7 thoughts on “CSX to cull more intermodal routes in January NEWSWIRE

  1. “…but recommends shifting intermodal service to nearby terminals in more than 60 of those lanes. Containers moving from Bedford Park in Chicago to Fort Lauderdale, Fla., for example, could shift to Miami.” Obviously someone has not seen the traffic between FtL and Mia. Furthermore, CSX (the railroad) doesn’t handle the TOFC/COFC to to either; that’s been done by FEC for years.

  2. More eggs in fewer, bigger baskets seems risky. Finding ways not to serve points that have been generating traffic seems counterintuitive, but then I’m just a layman who has always worked in the public and non-profit sectors (education, National Park Service, health care) where the goal isn’t wringing money out of customers but providing quality service at reasonable cost.

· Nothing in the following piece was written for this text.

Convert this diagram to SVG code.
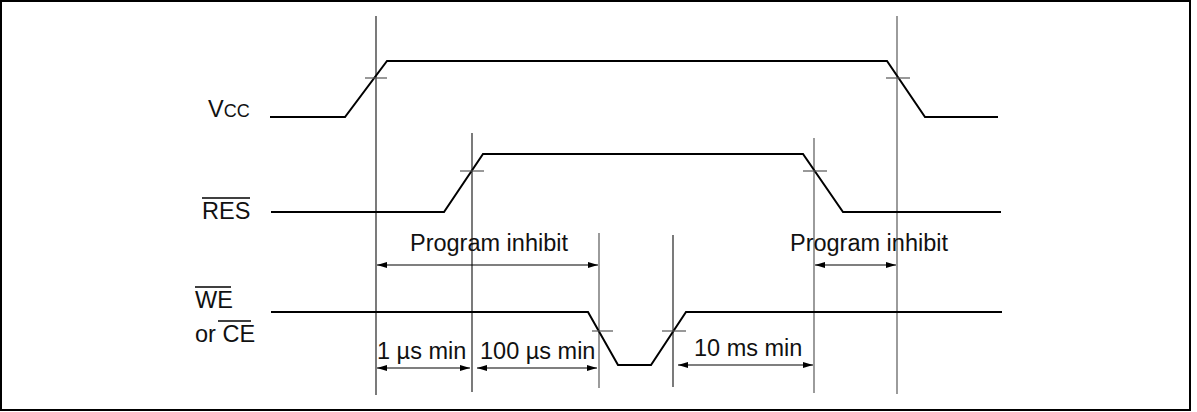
<svg xmlns="http://www.w3.org/2000/svg" width="1197" height="412" viewBox="0 0 1197 412">
<style>
text{font-family:"Liberation Sans",Arial,sans-serif;font-size:23.5px;fill:#111}
.wave{fill:none;stroke:#000;stroke-width:2;stroke-linejoin:miter}
.grid{stroke:#666;stroke-width:1.3}
.gridd{stroke:#222;stroke-width:1.2}
.tick{stroke:#555;stroke-width:1.2}
.dim{stroke:#000;stroke-width:1.2;marker-start:url(#ah);marker-end:url(#ah)}
.ov{stroke:#000;stroke-width:1.3}
</style>
<defs>
<marker id="ah" viewBox="0 0 10 6" refX="10" refY="3" markerWidth="10" markerHeight="6" markerUnits="userSpaceOnUse" orient="auto-start-reverse">
<path d="M0,0 L10,3 L0,6 Z" fill="#000"/>
</marker>
</defs>
<rect x="1" y="1" width="1189" height="409" fill="#fff" stroke="#000" stroke-width="2"/>
<g id="guides">
<line class="gridd" x1="376" y1="16" x2="376" y2="395"/>
<line class="gridd" x1="472" y1="133" x2="472" y2="392"/>
<line class="grid" x1="599" y1="233" x2="599" y2="388"/>
<line class="gridd" x1="673" y1="235" x2="673" y2="387"/>
<line class="grid" x1="814" y1="138" x2="814" y2="393"/>
<line class="grid" x1="897" y1="16" x2="897" y2="394"/>
</g>
<g id="vcc">
<polyline class="wave" points="270,117 345,117 387,61 887,61 925,117 998,117"/>
<line class="tick" x1="365" y1="78" x2="387" y2="78"/>
<line class="tick" x1="886" y1="78" x2="910" y2="78"/>
<text x="208" y="117">V<tspan font-size="18">CC</tspan></text>
</g>
<g id="res">
<polyline class="wave" points="271,212 444,212 483,154 803,154 843,212 1001,212"/>
<line class="tick" x1="460" y1="171" x2="484" y2="171"/>
<line class="tick" x1="803" y1="171" x2="827" y2="171"/>
<text x="202" y="219">RES</text>
<line class="ov" x1="202" y1="198" x2="250" y2="198"/>
</g>
<g id="we">
<polyline class="wave" points="271,312 588,312 618,365 651,365 686,312 1002,312"/>
<line class="tick" x1="592" y1="331" x2="613" y2="331"/>
<line class="tick" x1="662" y1="331" x2="686" y2="331"/>
<text x="195" y="308">WE</text>
<line class="ov" x1="195" y1="287" x2="231" y2="287"/>
<text x="195" y="342">or CE</text>
<line class="ov" x1="218" y1="321" x2="251" y2="321"/>
</g>
<g id="connectors">
<line class="dim" x1="377" y1="265" x2="598" y2="265"/>
<line class="dim" x1="815" y1="265" x2="896" y2="265"/>
<line class="dim" x1="377" y1="368" x2="470" y2="368"/>
<line class="dim" x1="477" y1="368" x2="597" y2="368"/>
<line class="dim" x1="678" y1="365" x2="813" y2="365"/>
</g>
<g id="labels">
<text x="489" y="251" text-anchor="middle">Program inhibit</text>
<text x="869" y="251" text-anchor="middle">Program inhibit</text>
<text x="377" y="359">1 µs min</text>
<text x="480" y="359">100 µs min</text>
<text x="694" y="356">10 ms min</text>
</g>
</svg>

  3. Thank goodness. Now they can get that OR down to what investors like. Soon they’ll be running one train a day with a perfect OR. (Sarc & lots of it)

  4. Major airlines each manage to serve hundreds of O-D pairs. Why not railroads? Perhaps my fellow railroad colleague Mr. McFarlane would like to restate his thoughts?

  5. Looks like even more opportunities for NS to take on even more intermodal…the problem that CSX had with all those lanes is not the fact they were low volume, it was that they were low volume for the railroad because they could never figure out how to beat OTR transit times…I kept telling people how it could be done when I was in logistics, but it went over everyone.